A campaign attorney for President Donald Trump was caught calling his own business partner as a witness during a Thursday hearing on alleged electoral irregularities in Arizona.
Kory Langhofer is leading the White House’s increasingly impossible efforts to overturn election results in Maricopa County where the 45th president was handily defeated by Joe Biden, leading to the Democrat’s razor-sharp victory margin in the Grand Canyon State.
To that end, Langhofer called witness Zack Alcyone–who just so happens to be the co-founder of petition analysis company Signafide. The company’s other co-founder? Kory Langhofer.
According to his Signafide biography, Alcyone is a “[g]raduate of The Yale Law School and the University of Southern California with [t]hirteen years of experience in advanced programming and tech startups.” His job is to oversee “all technological development, testing, and automated analytics.”
The company says Alcyone is an: “[e]xpert witness on ballot access calculations.” But, notably, Alcyone was not called as an expert witness during Thursday’s hearing.
Alcyone’s biography is situated right next to Langhofer’s biography on Signafide’s “About” page–which says the attorney is also an “expert witness on ballot access issues.”
Law&Crime Senior Investigative Reporter Adam Klasfeld was first to report on the issue via Twitter:
The admission came while Langhofer was being cross-examined by Arizona Democratic Party lawyer Daniel Arellano.
Response to the admission was about as one might expect:
The underlying case is the once-called “Sharpiegate” controversy, a quickly-abandoned bit of nomenclature due to its substantial (identical) similarity to a 2019 White House contretemps wherein Trump used a Sharpie brand marker to enlarge the landfall zone of Hurricane Dorian.

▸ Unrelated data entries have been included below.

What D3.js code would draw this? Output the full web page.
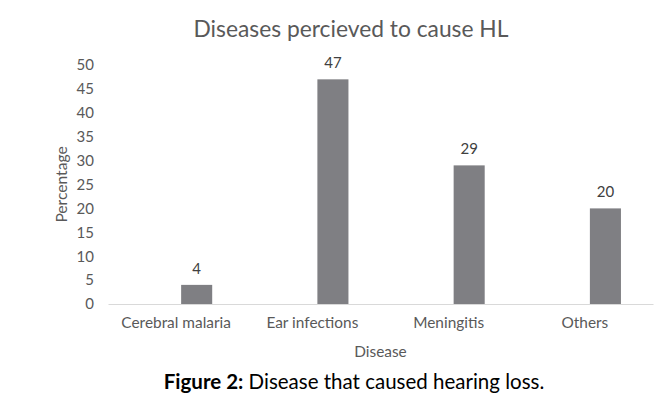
<!DOCTYPE html>
<html><head><meta charset="utf-8">
<script src="https://cdn.jsdelivr.net/npm/d3@7"></script>
<style>
html,body{margin:0;padding:0;background:#fff;}
svg text{font-family:Lato,"Open Sans",sans-serif;}
</style></head>
<body><svg id="c" width="663" height="401"></svg>
<script>
const categories = ["Cerebral malaria", "Ear infections", "Meningitis", "Others"];
const seriesNames = ["(blank)", "Percentage"];
const blankValues = [null, null, null, null];
const percentValues = [4, 47, 29, 20];
const yTicks = [0, 5, 10, 15, 20, 25, 30, 35, 40, 45, 50];
const title = "Diseases percieved to cause HL";
const xTitle = "Disease";
const yTitle = "Percentage";

const svg = d3.select("#c");
const m = {left:108, right:10, top:65, bottom:97};
const W = 663, H = 401;
const x0 = d3.scaleBand().domain(categories).range([m.left, W - m.right]).padding(0);
const x1 = d3.scaleBand().domain(seriesNames).range([0, x0.bandwidth()]).paddingInner(0.244).paddingOuter(0.78);
const y = d3.scaleLinear().domain([0, 50]).range([H - m.bottom, m.top]);
const txt = "#595959";

const ya = svg.append("g").attr("transform", `translate(${m.left},0)`)
  .call(d3.axisLeft(y).tickValues(yTicks).tickSize(0).tickPadding(14));
ya.select(".domain").remove();
ya.selectAll("text").attr("fill", txt).style("font-size", "15px").style("font-family", "Lato");

const xa = svg.append("g").attr("transform", `translate(0,${y(0)})`)
  .call(d3.axisBottom(x0).tickSize(0).tickPadding(13));
xa.select(".domain").attr("stroke", "#d9d9d9").attr("stroke-width", 1);
xa.selectAll("text").attr("fill", txt).style("font-size", "15.4px").style("font-family", "Lato");

const rows = categories.map((c, i) => ({c, blank: blankValues[i], v: percentValues[i]}));
svg.append("g").selectAll("rect").data(rows).join("rect")
  .attr("x", d => x0(d.c) + x1("Percentage"))
  .attr("width", x1.bandwidth())
  .attr("y", d => y(d.v))
  .attr("height", d => y(0) - y(d.v))
  .attr("fill", "#7f7f83");

svg.append("g").selectAll("text").data(rows).join("text")
  .attr("x", d => x0(d.c) + x1("Percentage") + x1.bandwidth()/2)
  .attr("y", d => y(d.v) - 11)
  .attr("text-anchor", "middle")
  .attr("fill", "#404040")
  .style("font-size", "15px")
  .text(d => d.v);

svg.append("text").attr("x", 351).attr("y", 37).attr("text-anchor", "middle")
  .attr("fill", txt).style("font-size", "22.8px").text(title);
svg.append("text").attr("x", (m.left + W - m.right)/2).attr("y", 357).attr("text-anchor", "middle")
  .attr("fill", txt).style("font-size", "15.4px").text(xTitle);
svg.append("text").attr("transform", `translate(67,${(y(0)+y(50))/2}) rotate(-90)`).attr("text-anchor", "middle")
  .attr("fill", txt).style("font-size", "15.6px").text(yTitle);

const cap = svg.append("text").attr("x", 354).attr("y", 389).attr("text-anchor", "middle")
  .attr("fill", "#000").style("font-size", "20.5px");
cap.append("tspan").style("font-weight", "bold").text("Figure 2:");
cap.append("tspan").text(" Disease that caused hearing loss.");
</script></body></html>
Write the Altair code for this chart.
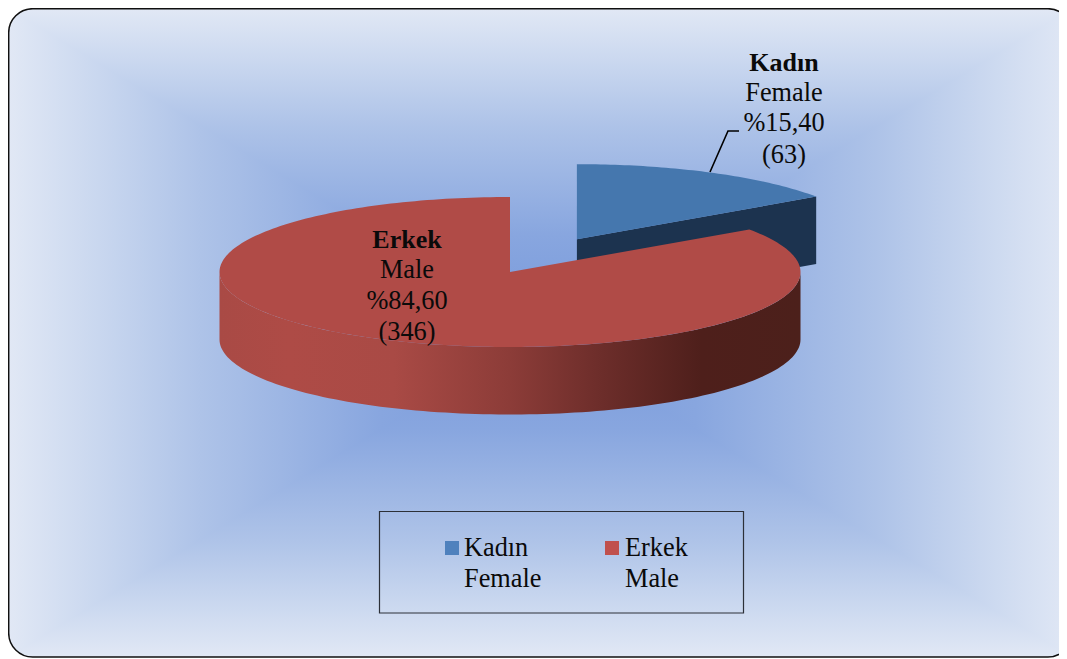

As Law&Crime previously reported, the lawsuit is little more than repackaged claims that poll workers forced Trump voters to use the popular marker on their ballots–knowing full well that such markers would bleed through the ballot sheet and render their votes invalid. After the Trump campaign took the lead on the suit, the complaint started referring instead to “marking devices.”
Those “Sharpiegate” claims, which one might call “Wrong Out Loud,” have been serially debunked by Arizona State elections officials who have worked tirelessly in recent days against a torrent of unsubstantiated and otherwise false Republican Party slights against the integrity of their election efforts in and out of the courtroom.
Law&Crime reached out to Langhofer, himself a Yale Law graduate, for comment on this story but no response was forthcoming at the time of publication.
Earlier in the day, Langhofer acknowledged that the campaign’s search for evidence of fraud produced a lot of sworn statements that turned out to be lies and “spam.”
“This is not a fraud case,” Langhofer said later, instead styling the lawsuit as quest to expose voting irregularities. “It is not a stealing-the-election case.”
Eventually, the several hours-long hearing was adjourned and Maricopa County Judge Daniel Kiley took the matter “under advisement.”